Just like that earlier moment, when my 22 month old golden haired little boy stared in amazement and wonder, past the dirt and weeds, and he beheld that beautiful little ladybug ... God sees it all.
However insignificant I may feel, however many hats I drop and people I fail, whatever my emotions and brainstorms and crises and disappointments, through the trials and the tears and the heartache and the self-loathing and the Pity Parties, through ALL OF IT -
God sees it all.
And He sees me.
But this wasn't really just my revelation, was it ? It's a revelation from the heart of God, revealed to the ancients long ago.
"From his throne he observes all who live on the earth.

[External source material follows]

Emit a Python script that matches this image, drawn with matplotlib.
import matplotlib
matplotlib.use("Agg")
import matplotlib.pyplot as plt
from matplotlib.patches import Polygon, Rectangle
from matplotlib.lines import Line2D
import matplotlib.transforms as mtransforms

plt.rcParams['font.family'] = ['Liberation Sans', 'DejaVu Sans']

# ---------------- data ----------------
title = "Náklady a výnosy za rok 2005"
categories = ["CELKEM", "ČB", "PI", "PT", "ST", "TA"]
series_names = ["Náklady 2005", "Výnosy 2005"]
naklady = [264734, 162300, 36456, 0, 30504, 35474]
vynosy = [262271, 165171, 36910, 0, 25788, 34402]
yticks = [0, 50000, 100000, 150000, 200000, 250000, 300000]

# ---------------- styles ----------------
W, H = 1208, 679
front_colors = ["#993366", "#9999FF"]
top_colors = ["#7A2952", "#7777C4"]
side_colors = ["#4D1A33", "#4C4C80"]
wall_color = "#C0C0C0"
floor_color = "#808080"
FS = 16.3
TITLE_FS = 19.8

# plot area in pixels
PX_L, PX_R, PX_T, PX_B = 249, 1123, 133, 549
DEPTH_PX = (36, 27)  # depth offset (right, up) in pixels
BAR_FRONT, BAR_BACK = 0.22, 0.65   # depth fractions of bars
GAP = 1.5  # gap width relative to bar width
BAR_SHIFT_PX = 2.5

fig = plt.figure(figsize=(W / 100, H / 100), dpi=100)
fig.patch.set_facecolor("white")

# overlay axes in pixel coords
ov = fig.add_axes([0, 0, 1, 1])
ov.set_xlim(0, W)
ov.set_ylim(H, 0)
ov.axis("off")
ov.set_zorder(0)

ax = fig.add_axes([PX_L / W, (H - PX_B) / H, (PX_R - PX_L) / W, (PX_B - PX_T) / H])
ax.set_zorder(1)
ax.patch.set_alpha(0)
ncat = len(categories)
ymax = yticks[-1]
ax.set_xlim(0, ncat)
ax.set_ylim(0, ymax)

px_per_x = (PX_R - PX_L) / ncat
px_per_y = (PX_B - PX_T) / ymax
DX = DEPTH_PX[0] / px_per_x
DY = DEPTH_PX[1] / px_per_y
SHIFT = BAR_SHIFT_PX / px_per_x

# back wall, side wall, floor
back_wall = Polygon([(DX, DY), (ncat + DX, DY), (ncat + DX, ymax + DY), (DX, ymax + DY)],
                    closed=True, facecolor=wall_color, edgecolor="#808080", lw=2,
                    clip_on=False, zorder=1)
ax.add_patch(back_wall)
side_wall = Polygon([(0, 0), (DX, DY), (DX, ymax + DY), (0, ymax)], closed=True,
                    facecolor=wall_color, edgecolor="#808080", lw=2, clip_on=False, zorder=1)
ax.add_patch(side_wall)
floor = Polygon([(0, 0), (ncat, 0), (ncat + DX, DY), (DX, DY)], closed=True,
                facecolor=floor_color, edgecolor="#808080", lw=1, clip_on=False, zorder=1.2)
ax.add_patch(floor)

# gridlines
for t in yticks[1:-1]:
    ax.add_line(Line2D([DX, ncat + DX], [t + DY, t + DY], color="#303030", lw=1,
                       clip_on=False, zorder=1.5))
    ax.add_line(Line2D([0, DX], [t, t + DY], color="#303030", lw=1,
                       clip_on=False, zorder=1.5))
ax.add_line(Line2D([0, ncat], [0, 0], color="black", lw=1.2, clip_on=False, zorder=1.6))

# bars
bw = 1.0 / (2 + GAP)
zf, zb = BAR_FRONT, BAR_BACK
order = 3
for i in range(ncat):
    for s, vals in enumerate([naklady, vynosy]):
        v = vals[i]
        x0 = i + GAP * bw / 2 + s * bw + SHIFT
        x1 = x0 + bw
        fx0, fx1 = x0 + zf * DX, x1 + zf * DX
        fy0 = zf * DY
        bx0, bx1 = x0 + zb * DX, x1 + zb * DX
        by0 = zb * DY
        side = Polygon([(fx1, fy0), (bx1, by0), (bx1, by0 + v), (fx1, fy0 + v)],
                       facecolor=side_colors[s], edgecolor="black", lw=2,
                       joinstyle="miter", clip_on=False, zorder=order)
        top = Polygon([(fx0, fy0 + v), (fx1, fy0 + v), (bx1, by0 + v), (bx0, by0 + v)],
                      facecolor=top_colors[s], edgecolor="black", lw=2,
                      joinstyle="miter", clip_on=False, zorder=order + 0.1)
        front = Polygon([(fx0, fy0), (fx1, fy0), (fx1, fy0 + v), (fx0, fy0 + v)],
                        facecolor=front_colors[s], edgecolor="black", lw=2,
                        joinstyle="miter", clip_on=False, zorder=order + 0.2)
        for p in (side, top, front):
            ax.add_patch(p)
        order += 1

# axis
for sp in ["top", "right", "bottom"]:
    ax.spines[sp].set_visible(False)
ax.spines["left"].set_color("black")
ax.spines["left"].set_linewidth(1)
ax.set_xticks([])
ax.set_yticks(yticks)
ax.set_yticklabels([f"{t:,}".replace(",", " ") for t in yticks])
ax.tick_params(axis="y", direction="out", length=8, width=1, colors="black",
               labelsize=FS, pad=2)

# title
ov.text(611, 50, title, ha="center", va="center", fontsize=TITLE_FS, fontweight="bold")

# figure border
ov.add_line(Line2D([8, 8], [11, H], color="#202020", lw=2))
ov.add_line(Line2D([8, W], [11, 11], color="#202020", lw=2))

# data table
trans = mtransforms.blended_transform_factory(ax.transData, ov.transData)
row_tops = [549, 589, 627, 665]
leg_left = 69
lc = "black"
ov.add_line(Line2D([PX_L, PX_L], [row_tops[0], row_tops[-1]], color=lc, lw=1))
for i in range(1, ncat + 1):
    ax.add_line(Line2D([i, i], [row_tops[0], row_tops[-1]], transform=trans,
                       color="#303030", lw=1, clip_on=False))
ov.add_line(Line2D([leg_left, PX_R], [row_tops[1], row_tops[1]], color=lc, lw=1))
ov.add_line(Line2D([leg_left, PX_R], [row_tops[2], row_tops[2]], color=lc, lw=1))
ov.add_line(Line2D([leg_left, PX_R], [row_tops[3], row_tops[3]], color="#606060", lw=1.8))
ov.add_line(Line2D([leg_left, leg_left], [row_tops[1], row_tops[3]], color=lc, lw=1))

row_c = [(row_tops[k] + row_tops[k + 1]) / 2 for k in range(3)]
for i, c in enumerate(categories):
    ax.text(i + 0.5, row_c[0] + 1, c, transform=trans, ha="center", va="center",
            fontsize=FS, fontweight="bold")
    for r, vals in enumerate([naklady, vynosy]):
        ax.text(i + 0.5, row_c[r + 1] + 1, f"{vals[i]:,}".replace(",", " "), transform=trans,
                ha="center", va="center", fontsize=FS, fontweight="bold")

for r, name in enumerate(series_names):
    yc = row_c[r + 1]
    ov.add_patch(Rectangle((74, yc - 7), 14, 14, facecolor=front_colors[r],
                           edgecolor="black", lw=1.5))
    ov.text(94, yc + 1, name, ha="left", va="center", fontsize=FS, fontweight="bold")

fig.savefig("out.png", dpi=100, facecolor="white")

He made their hearts, so he understands everything they do." ~ Psalm 33: 14,15
His eye is on the sparrow, don't you know ? And the ladybug as well.
And how about you, dear blog reader ?
Are you struggling like me ?
Do you have moments or days, or even SEASONS where you feel alone and unappreciated and maybe even a little abandoned ? Are you struggling to keep a good attitude, juggling a kajillion hats and watching helplessly as they all fall to the pee-soaked floor ? :) Are you crying over your proverbial sink of dirty dishes and asking yourself if anybody even cares ?
God sees you.
He sees you and He cares, and He is just waiting for you to "cast your cares upon Him, for HE careth for you" (1 Peter 5:7).
His eye is on the sparrow, and the ladybug, and the mama crying at the kitchen sink ...
God sees it all.
If you don't know the love of that all-seeing and merciful and loving Savior, stop what you're doing this minute- and run into His arms. Pour out your sins and you cares and your burdens to Him, and He will give you rest.
And after all of that .... .... DITCH all of those wearisome hats for a day and hand the reigns over to someone else . . .
.... SHOPPER MOMMY is stepping OUT !!!